Like many University of Wisconsin students, junior Lindsay Taylor spent time at the beach last spring break. Unlike other UW students, Taylor visited a beach in Galveston, Texas, to help local community members fix their homes after Hurricane Ike damaged the city.
Taylor is one of hundreds of UW students who have participated in an Alternative Breaks trip planned by the Wisconsin Union Directorate’s Alternative Breaks Committee.
After 20 years of sending student volunteers to cities throughout the country, committee members invited students to celebrate the anniversary with cake, balloons and games Monday night.
As a student-run committee, Alternative Breaks plans service trips for UW students during winter and spring break, placing responsibility on the students, said Director and UW junior Ali Loker. These trips send students across the country to address specific issues and serve community needs.
“It’s about going outside your comfort zone and bonding with other students at the same time,” Loker said.
After they return, students further their experiences through continued service in Madison.
Most students return with a greater understanding of issues outside of the student community and often use the word “eye-opening” to describe their experiences, she said.
Since 1990, when the first Alternative Breaks trips traveled to Immokalee, Fla., and San Juan, Texas, the structure and mission of the committee has changed little, said Susan Dibbell, assistant director for programs at the Wisconsin Union.
“We don’t just go on the trips, what we really encourage is education,” she said.
Despite little change in 20 years, Wisconsin Union Communications Director Marc Kennedy said UW was among the first in the country to offer a service trip of this kind.
“It was a pioneering program at the time, only a few other universities had it,” he said.
Alternative Breaks provides an opportunity for students to “expand their horizons” while traveling to places they would not go to otherwise, such as a reservation, he added.
At the kickoff meeting, committee member Tia Nowack answered questions and shared stories with interested students about her trip to the Grand Canyon last spring.

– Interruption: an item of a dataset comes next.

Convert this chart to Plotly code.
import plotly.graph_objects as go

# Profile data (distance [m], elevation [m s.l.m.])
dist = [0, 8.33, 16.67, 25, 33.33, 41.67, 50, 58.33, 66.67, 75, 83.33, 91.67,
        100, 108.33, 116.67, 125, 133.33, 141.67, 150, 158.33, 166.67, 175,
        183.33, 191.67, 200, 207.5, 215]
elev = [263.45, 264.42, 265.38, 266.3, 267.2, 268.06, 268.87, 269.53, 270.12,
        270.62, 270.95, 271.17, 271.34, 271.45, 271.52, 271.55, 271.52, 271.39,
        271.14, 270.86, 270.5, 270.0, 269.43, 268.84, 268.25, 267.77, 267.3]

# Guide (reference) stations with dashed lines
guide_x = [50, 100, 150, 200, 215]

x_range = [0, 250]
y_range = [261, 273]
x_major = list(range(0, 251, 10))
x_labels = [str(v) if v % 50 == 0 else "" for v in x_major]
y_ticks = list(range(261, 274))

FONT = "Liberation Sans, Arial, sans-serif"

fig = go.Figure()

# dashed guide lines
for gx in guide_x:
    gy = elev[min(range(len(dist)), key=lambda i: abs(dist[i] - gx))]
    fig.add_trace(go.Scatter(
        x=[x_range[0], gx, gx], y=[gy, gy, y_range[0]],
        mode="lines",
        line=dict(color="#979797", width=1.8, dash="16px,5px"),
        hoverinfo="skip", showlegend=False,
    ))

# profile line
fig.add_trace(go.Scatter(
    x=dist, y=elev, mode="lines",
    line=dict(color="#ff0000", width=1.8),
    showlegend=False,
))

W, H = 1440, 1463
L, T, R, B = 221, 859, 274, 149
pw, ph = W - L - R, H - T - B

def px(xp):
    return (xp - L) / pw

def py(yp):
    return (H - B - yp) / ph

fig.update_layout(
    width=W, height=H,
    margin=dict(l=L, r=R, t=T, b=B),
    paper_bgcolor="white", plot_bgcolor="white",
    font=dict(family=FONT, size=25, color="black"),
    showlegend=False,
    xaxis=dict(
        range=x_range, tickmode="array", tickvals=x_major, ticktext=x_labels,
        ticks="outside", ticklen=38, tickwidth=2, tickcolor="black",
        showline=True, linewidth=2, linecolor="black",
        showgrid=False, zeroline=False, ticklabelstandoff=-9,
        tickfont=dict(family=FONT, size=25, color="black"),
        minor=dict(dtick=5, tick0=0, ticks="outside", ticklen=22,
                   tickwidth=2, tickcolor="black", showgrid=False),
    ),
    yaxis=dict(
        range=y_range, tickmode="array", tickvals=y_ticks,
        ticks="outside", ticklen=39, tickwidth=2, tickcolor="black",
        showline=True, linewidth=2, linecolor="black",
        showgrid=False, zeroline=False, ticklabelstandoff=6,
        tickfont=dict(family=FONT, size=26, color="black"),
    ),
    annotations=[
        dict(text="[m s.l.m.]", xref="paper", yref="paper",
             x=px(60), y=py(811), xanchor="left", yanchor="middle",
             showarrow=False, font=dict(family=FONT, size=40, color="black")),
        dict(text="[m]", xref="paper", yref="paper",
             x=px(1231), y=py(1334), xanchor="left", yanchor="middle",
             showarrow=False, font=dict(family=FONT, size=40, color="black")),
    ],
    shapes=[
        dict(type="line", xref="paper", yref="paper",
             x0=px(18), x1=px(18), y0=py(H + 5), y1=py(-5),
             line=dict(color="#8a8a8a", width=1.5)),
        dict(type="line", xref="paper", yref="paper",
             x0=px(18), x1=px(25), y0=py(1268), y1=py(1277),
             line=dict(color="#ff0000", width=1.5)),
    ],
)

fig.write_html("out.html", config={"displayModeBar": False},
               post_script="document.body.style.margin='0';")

“You work, but you also get to play,” she said about her experience pulling out shrubs, putting up fences and working at a ranch.
With high student interest and about 10 students participating on each trip, Nowack said trips are competitive, requiring an application process.
Each year, about 200 students participate in an Alternative Breaks trip, Loker said.With limited space for each trip, students fill out applications with essays and references, and faculty members and union staff choose students for the trips.
Even though the basic premise of the program has remained the same since its inception, interest in Alternative Breaks continues to grow, Dibbell said.
She said committee members are ready to experiment with new things and have proposed international trips as an idea.
One immediate change is the addition of a new mascot for the next 20 years.
As students filed out of the “birthday party,” Alternative Breaks members asked them to vote on small slips of green paper for the mascot.
“AltBreak Aardvark” was the first on the list.